SUPPLIED INFORMATION:
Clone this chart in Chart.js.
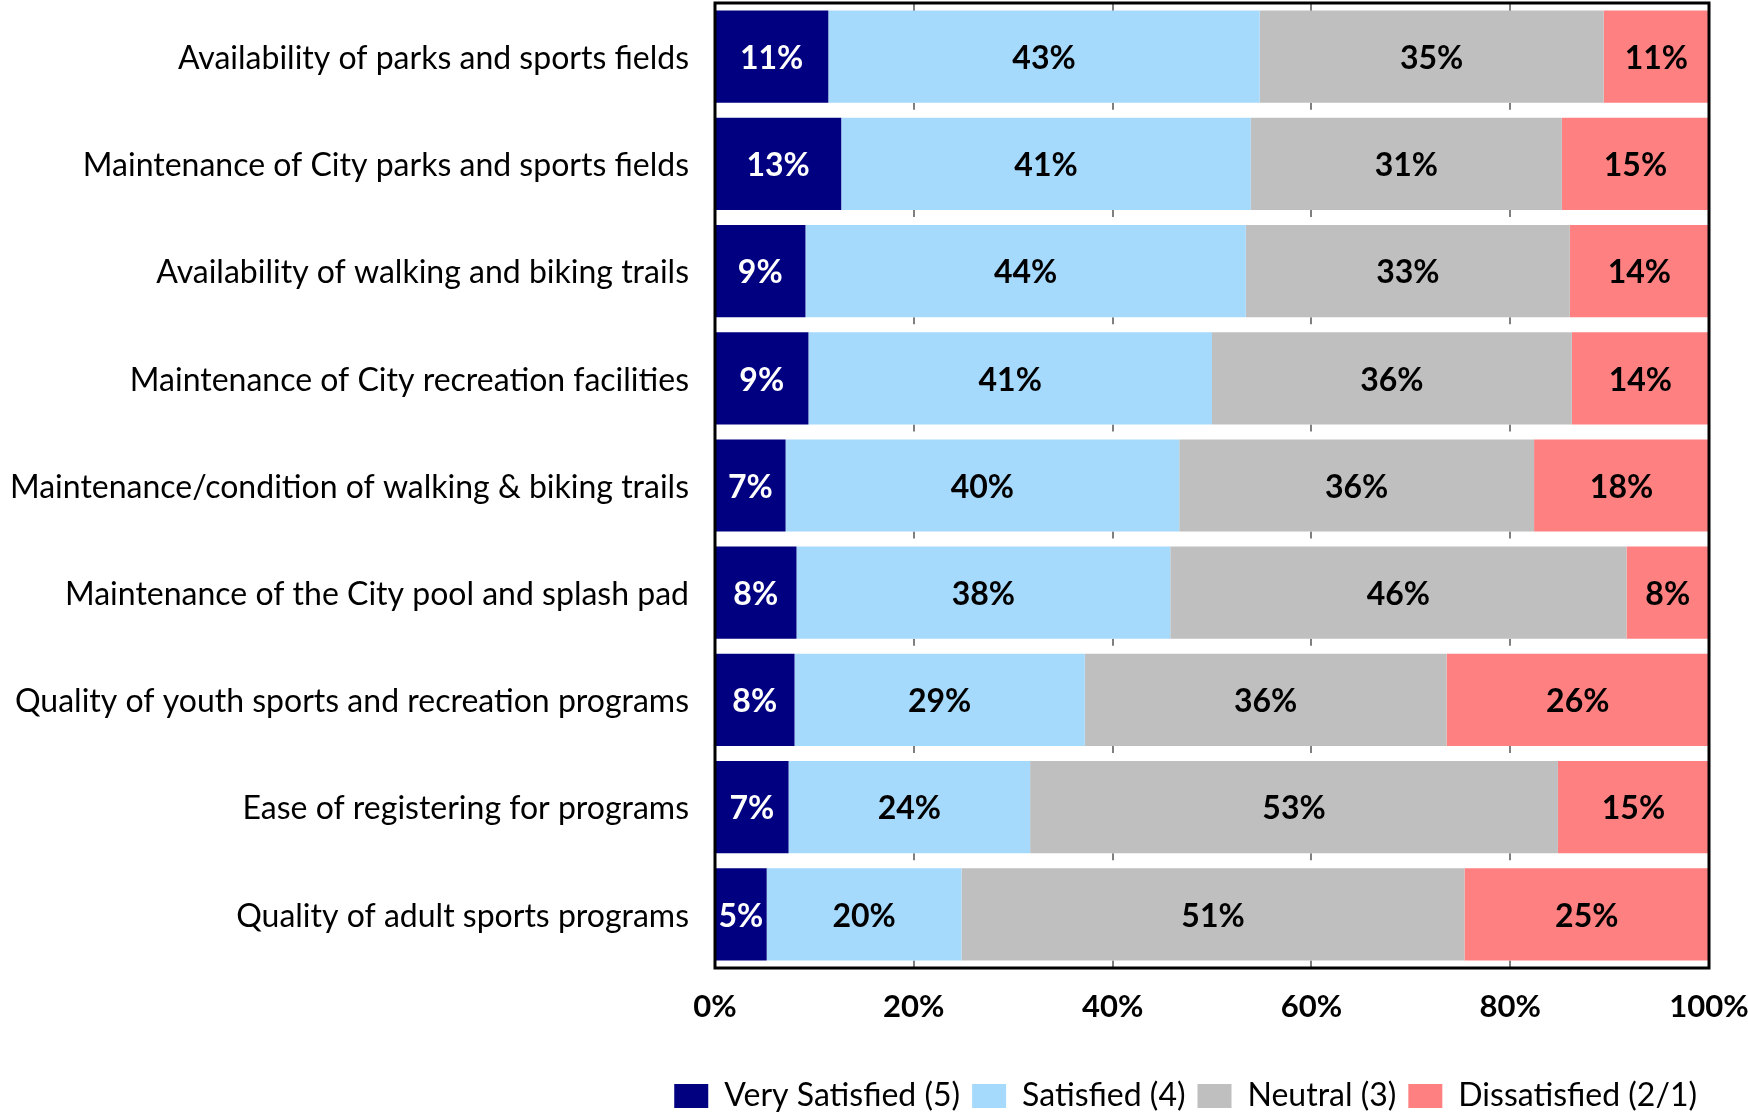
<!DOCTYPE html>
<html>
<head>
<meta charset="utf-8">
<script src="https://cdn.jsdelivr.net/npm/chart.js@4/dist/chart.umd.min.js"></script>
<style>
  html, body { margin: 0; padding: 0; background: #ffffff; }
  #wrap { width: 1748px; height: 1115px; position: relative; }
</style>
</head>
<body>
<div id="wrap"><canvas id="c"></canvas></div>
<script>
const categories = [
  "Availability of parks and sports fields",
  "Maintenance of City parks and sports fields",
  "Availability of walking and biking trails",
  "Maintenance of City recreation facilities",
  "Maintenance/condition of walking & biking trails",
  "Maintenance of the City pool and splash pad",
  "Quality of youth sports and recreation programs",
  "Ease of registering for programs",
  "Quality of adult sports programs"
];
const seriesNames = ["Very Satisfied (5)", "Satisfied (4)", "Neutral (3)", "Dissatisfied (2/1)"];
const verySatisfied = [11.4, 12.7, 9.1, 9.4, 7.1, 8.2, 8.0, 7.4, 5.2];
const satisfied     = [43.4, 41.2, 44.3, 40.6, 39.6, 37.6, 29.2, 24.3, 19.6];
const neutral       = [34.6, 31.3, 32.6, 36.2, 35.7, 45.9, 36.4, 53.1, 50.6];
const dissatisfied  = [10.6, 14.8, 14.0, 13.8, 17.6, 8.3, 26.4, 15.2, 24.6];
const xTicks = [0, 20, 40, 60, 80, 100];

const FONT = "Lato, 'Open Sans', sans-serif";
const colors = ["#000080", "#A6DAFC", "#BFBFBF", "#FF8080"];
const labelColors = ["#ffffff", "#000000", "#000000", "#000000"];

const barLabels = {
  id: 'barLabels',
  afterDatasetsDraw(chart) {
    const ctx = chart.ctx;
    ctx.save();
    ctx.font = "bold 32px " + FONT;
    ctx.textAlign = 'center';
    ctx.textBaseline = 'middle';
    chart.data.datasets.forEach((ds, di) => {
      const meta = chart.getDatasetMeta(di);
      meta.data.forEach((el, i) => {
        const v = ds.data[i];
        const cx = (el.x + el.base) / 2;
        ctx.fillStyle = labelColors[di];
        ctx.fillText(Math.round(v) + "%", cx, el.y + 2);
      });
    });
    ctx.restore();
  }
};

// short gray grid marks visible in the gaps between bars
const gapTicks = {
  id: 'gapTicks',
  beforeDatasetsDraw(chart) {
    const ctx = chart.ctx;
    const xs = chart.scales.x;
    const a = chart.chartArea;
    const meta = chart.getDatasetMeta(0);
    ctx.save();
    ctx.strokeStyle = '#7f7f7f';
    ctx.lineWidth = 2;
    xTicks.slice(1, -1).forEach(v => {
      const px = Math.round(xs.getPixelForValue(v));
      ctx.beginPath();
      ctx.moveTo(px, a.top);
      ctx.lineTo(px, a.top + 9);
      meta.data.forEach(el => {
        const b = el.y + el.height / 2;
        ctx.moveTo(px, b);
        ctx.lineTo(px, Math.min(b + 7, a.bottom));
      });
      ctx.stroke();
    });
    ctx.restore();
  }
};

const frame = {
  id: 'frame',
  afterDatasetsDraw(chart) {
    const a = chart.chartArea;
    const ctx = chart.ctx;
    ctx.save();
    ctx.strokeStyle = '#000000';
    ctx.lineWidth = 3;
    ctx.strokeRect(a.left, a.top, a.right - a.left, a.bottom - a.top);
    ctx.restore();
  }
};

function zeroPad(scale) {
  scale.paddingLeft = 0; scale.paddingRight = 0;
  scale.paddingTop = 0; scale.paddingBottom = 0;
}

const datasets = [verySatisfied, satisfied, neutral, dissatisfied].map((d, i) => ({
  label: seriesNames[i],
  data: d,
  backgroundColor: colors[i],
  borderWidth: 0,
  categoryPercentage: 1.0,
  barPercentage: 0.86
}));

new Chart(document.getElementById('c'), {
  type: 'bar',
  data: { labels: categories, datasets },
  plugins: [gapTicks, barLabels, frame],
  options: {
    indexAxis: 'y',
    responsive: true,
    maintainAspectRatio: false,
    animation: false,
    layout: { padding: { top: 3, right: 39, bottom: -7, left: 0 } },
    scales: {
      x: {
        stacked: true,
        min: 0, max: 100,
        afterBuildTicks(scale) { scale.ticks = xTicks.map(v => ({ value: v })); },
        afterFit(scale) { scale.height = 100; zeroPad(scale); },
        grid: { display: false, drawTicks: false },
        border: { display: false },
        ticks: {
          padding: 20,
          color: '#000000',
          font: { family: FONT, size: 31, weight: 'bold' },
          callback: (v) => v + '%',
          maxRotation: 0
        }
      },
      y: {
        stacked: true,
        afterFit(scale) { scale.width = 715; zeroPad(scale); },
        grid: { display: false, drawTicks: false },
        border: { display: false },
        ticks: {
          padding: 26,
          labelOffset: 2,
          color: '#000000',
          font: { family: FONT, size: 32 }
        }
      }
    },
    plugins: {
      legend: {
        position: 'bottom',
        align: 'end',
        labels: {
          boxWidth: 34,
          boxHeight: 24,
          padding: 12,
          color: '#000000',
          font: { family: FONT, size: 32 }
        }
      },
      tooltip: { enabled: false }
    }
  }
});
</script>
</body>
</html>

PROMPT: Copy out all the data exactly; skip the pictures.

WRITTEN REPLY:
Clone this chart in Chart.js.
<!DOCTYPE html>
<html>
<head>
<meta charset="utf-8">
<script src="https://cdn.jsdelivr.net/npm/chart.js@4/dist/chart.umd.min.js"></script>
<style>
  html, body { margin: 0; padding: 0; background: #ffffff; }
  #wrap { width: 1748px; height: 1115px; position: relative; }
</style>
</head>
<body>
<div id="wrap"><canvas id="c"></canvas></div>
<script>
const categories = [
  "Availability of parks and sports fields",
  "Maintenance of City parks and sports fields",
  "Availability of walking and biking trails",
  "Maintenance of City recreation facilities",
  "Maintenance/condition of walking & biking trails",
  "Maintenance of the City pool and splash pad",
  "Quality of youth sports and recreation programs",
  "Ease of registering for programs",
  "Quality of adult sports programs"
];
const seriesNames = ["Very Satisfied (5)", "Satisfied (4)", "Neutral (3)", "Dissatisfied (2/1)"];
const verySatisfied = [11.4, 12.7, 9.1, 9.4, 7.1, 8.2, 8.0, 7.4, 5.2];
const satisfied     = [43.4, 41.2, 44.3, 40.6, 39.6, 37.6, 29.2, 24.3, 19.6];
const neutral       = [34.6, 31.3, 32.6, 36.2, 35.7, 45.9, 36.4, 53.1, 50.6];
const dissatisfied  = [10.6, 14.8, 14.0, 13.8, 17.6, 8.3, 26.4, 15.2, 24.6];
const xTicks = [0, 20, 40, 60, 80, 100];

const FONT = "Lato, 'Open Sans', sans-serif";
const colors = ["#000080", "#A6DAFC", "#BFBFBF", "#FF8080"];
const labelColors = ["#ffffff", "#000000", "#000000", "#000000"];

const barLabels = {
  id: 'barLabels',
  afterDatasetsDraw(chart) {
    const ctx = chart.ctx;
    ctx.save();
    ctx.font = "bold 32px " + FONT;
    ctx.textAlign = 'center';
    ctx.textBaseline = 'middle';
    chart.data.datasets.forEach((ds, di) => {
      const meta = chart.getDatasetMeta(di);
      meta.data.forEach((el, i) => {
        const v = ds.data[i];
        const cx = (el.x + el.base) / 2;
        ctx.fillStyle = labelColors[di];
        ctx.fillText(Math.round(v) + "%", cx, el.y + 2);
      });
    });
    ctx.restore();
  }
};

// short gray grid marks visible in the gaps between bars
const gapTicks = {
  id: 'gapTicks',
  beforeDatasetsDraw(chart) {
    const ctx = chart.ctx;
    const xs = chart.scales.x;
    const a = chart.chartArea;
    const meta = chart.getDatasetMeta(0);
    ctx.save();
    ctx.strokeStyle = '#7f7f7f';
    ctx.lineWidth = 2;
    xTicks.slice(1, -1).forEach(v => {
      const px = Math.round(xs.getPixelForValue(v));
      ctx.beginPath();
      ctx.moveTo(px, a.top);
      ctx.lineTo(px, a.top + 9);
      meta.data.forEach(el => {
        const b = el.y + el.height / 2;
        ctx.moveTo(px, b);
        ctx.lineTo(px, Math.min(b + 7, a.bottom));
      });
      ctx.stroke();
    });
    ctx.restore();
  }
};

const frame = {
  id: 'frame',
  afterDatasetsDraw(chart) {
    const a = chart.chartArea;
    const ctx = chart.ctx;
    ctx.save();
    ctx.strokeStyle = '#000000';
    ctx.lineWidth = 3;
    ctx.strokeRect(a.left, a.top, a.right - a.left, a.bottom - a.top);
    ctx.restore();
  }
};

function zeroPad(scale) {
  scale.paddingLeft = 0; scale.paddingRight = 0;
  scale.paddingTop = 0; scale.paddingBottom = 0;
}

const datasets = [verySatisfied, satisfied, neutral, dissatisfied].map((d, i) => ({
  label: seriesNames[i],
  data: d,
  backgroundColor: colors[i],
  borderWidth: 0,
  categoryPercentage: 1.0,
  barPercentage: 0.86
}));

new Chart(document.getElementById('c'), {
  type: 'bar',
  data: { labels: categories, datasets },
  plugins: [gapTicks, barLabels, frame],
  options: {
    indexAxis: 'y',
    responsive: true,
    maintainAspectRatio: false,
    animation: false,
    layout: { padding: { top: 3, right: 39, bottom: -7, left: 0 } },
    scales: {
      x: {
        stacked: true,
        min: 0, max: 100,
        afterBuildTicks(scale) { scale.ticks = xTicks.map(v => ({ value: v })); },
        afterFit(scale) { scale.height = 100; zeroPad(scale); },
        grid: { display: false, drawTicks: false },
        border: { display: false },
        ticks: {
          padding: 20,
          color: '#000000',
          font: { family: FONT, size: 31, weight: 'bold' },
          callback: (v) => v + '%',
          maxRotation: 0
        }
      },
      y: {
        stacked: true,
        afterFit(scale) { scale.width = 715; zeroPad(scale); },
        grid: { display: false, drawTicks: false },
        border: { display: false },
        ticks: {
          padding: 26,
          labelOffset: 2,
          color: '#000000',
          font: { family: FONT, size: 32 }
        }
      }
    },
    plugins: {
      legend: {
        position: 'bottom',
        align: 'end',
        labels: {
          boxWidth: 34,
          boxHeight: 24,
          padding: 12,
          color: '#000000',
          font: { family: FONT, size: 32 }
        }
      },
      tooltip: { enabled: false }
    }
  }
});
</script>
</body>
</html>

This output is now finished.